Sunday, November 26, 2006

Paula Fox on Human Activity

"Americans hold family values dear, even as they're killing their own children. I think that people in terrible situations lie to themselves about the situations they're in. I feel that lying is the great human activity; being right is the great human passion."
-- Paula Fox

Friday, November 24, 2006

The Clown

A comic figure remains comic only as long as his attempts at self-expression fail. When a comic figure succeeds in justifying himself, he ceases to be comic. An evil figure is also unknown, silent, if not misunderstood. A comic figure and an evil figure, then, are in the same pocket of the writer's bag of tricks.

Thursday, November 23, 2006

The Pain of Authors

All books are written because the author carries a grievance. We can assume that romance novels are written because the author is peeved that love is not symmetrical, and fantasies because the author is ashamed of the drabness of reality.
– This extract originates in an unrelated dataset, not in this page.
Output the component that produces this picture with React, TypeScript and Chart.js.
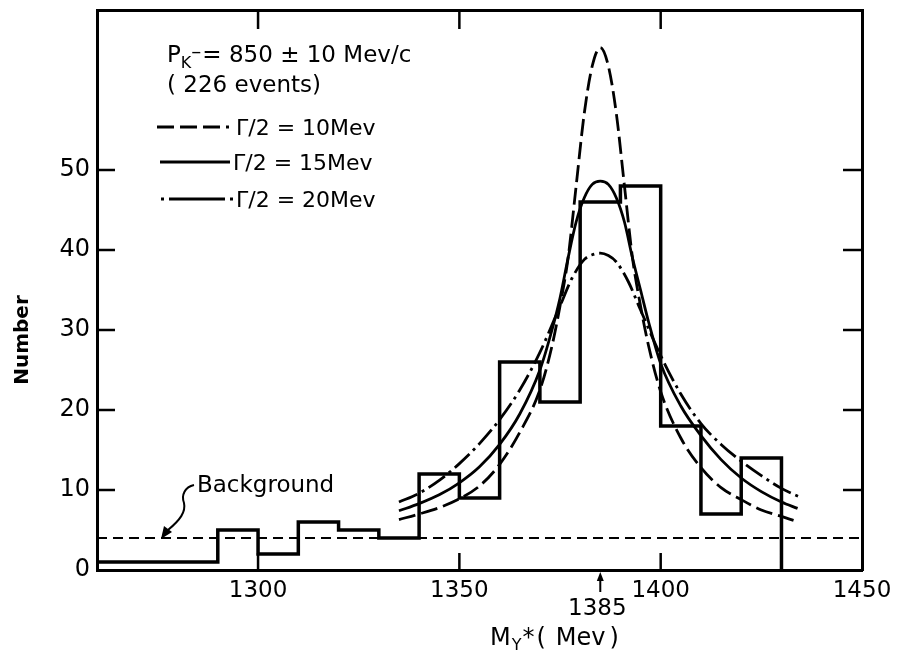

I write because it grieves me that the dead cannot be returned to life, and because there is so much silence in memory.

Friday, November 17, 2006

Language acquisition

Language acquisition depends upon the desire to communicate. The desire to communicate depends upon love. Therefore, the more deeply one loves -- whether the object is man, woman, child, or money, the more quickly and thoroughly the language will be known.

Francophilia

Francophilia is a condition that afflicts those whose class identification is in flux, and others with families that have recently come up in the world. In other words, loving everything French is the best way of being a snob.

Chinese

It has been a long time since I have read a Chinese short story or novel. But what I remember most about the experience was the silence. Reading French, German, Swedish or Russian texts, whether or not I recognize and understand the words I am reading, I hear sounds in my head as a soundtrack to whatever play of meaning I can summon, and perhaps they are violently unfaithful sounds, rising up reflexively from my anglophone mind without concern for the conventions of the language in question. But still, they are sounds -- a cacophony, a great flood of echoes and shouts, purrs and whispers, sometimes snarls. Reading Chinese, however, is silent, restful, meditative. When I don’t recognize a word in Chinese, the character says nothing. Other times, especially nowadays, I remember the meaning of a character very well, but by contrast, nothing of its sound. And then there is silence, as reading continues. This feels something like blindness.

Cities

Stockholm is a bourgeois city. Berlin is a working class city. New York is an aristocratic city, as is Paris. The difference lies not in how much money the inhabitants have, but in what relationship they have to bohemians. The people of the working class let bohemians do whatever they like. The bourgeoisie stifles bohemianism. And the aristocrats breathe down the bohemians’ necks, beckoning to them with promises of fame, glory, and transformation. The bohemians in such an aristocratic world behave as if they were swallowing amphetamines.